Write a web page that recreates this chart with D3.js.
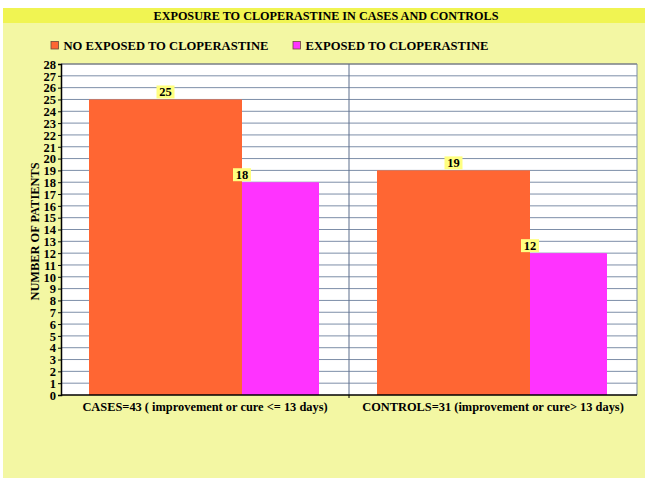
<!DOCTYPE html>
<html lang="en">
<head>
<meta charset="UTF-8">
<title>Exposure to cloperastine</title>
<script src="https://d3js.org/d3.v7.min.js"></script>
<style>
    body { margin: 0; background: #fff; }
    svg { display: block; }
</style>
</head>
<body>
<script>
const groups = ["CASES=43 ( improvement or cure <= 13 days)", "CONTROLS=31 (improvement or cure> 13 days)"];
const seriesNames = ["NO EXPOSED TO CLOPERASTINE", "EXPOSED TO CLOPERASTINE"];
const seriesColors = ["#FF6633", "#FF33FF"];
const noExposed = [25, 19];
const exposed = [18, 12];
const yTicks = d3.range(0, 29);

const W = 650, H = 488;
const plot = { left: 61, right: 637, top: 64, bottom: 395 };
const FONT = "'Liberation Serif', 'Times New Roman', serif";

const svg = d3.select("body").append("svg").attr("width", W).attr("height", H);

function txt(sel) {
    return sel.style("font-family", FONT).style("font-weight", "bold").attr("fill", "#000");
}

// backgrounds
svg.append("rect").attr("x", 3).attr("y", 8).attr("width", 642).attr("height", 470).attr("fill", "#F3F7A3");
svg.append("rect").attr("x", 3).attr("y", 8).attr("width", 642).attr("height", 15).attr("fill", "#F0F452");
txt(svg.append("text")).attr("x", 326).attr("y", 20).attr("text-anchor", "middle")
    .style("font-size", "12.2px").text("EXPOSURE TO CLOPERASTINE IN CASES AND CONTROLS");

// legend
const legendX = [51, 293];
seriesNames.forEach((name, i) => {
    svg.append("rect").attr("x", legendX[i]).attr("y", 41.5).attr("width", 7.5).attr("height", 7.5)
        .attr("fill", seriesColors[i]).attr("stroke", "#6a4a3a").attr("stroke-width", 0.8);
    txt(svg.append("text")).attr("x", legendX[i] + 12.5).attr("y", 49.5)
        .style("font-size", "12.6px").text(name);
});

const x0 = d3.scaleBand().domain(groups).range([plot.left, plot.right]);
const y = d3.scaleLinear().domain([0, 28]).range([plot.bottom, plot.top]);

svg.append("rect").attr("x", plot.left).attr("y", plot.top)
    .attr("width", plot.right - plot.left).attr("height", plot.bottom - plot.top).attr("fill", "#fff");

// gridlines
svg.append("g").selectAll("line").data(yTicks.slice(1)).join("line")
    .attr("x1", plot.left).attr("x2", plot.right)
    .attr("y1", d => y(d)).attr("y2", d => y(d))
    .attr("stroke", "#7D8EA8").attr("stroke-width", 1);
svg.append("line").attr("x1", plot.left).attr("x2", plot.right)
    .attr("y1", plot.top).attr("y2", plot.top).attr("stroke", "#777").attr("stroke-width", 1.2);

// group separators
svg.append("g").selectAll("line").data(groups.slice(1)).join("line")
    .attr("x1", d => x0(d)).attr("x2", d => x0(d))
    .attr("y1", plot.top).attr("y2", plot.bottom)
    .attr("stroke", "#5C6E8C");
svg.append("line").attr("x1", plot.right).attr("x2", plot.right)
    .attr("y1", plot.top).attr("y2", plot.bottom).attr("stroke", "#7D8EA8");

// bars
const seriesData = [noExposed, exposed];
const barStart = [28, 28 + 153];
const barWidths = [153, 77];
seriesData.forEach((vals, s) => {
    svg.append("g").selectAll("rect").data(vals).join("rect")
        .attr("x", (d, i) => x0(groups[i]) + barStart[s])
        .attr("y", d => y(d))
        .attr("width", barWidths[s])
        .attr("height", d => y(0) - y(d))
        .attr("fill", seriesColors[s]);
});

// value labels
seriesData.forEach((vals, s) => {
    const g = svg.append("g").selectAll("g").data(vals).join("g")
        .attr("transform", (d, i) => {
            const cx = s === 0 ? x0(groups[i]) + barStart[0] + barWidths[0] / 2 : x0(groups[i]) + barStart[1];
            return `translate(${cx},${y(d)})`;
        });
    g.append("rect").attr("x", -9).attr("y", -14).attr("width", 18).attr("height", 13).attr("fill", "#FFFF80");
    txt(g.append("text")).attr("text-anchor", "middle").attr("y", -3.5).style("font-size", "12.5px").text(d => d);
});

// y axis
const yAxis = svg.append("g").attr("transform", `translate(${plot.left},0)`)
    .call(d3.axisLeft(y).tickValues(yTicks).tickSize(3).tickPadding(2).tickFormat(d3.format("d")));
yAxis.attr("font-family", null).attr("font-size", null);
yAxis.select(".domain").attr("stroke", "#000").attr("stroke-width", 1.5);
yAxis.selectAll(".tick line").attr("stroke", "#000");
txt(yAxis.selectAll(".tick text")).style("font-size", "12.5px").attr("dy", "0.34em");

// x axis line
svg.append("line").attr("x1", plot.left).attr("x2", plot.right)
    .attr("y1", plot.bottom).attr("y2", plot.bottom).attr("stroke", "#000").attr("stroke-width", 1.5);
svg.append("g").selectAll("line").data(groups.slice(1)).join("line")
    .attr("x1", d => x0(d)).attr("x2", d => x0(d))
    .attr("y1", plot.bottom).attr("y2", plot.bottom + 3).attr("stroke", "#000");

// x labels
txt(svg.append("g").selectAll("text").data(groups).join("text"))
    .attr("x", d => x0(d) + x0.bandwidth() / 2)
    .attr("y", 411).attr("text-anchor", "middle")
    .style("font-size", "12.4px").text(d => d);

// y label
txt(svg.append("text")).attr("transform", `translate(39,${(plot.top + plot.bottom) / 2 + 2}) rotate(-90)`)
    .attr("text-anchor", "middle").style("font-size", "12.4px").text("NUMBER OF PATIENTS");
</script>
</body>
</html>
# # #
What is required: Pictures are excluded; extract exactly the lines from the start of the data through the line that holds "const yTicks = d3.range(0, 29);", both ends included.

The answer:
Write a web page that recreates this chart with D3.js.
<!DOCTYPE html>
<html lang="en">
<head>
<meta charset="UTF-8">
<title>Exposure to cloperastine</title>
<script src="https://d3js.org/d3.v7.min.js"></script>
<style>
    body { margin: 0; background: #fff; }
    svg { display: block; }
</style>
</head>
<body>
<script>
const groups = ["CASES=43 ( improvement or cure <= 13 days)", "CONTROLS=31 (improvement or cure> 13 days)"];
const seriesNames = ["NO EXPOSED TO CLOPERASTINE", "EXPOSED TO CLOPERASTINE"];
const seriesColors = ["#FF6633", "#FF33FF"];
const noExposed = [25, 19];
const exposed = [18, 12];
const yTicks = d3.range(0, 29);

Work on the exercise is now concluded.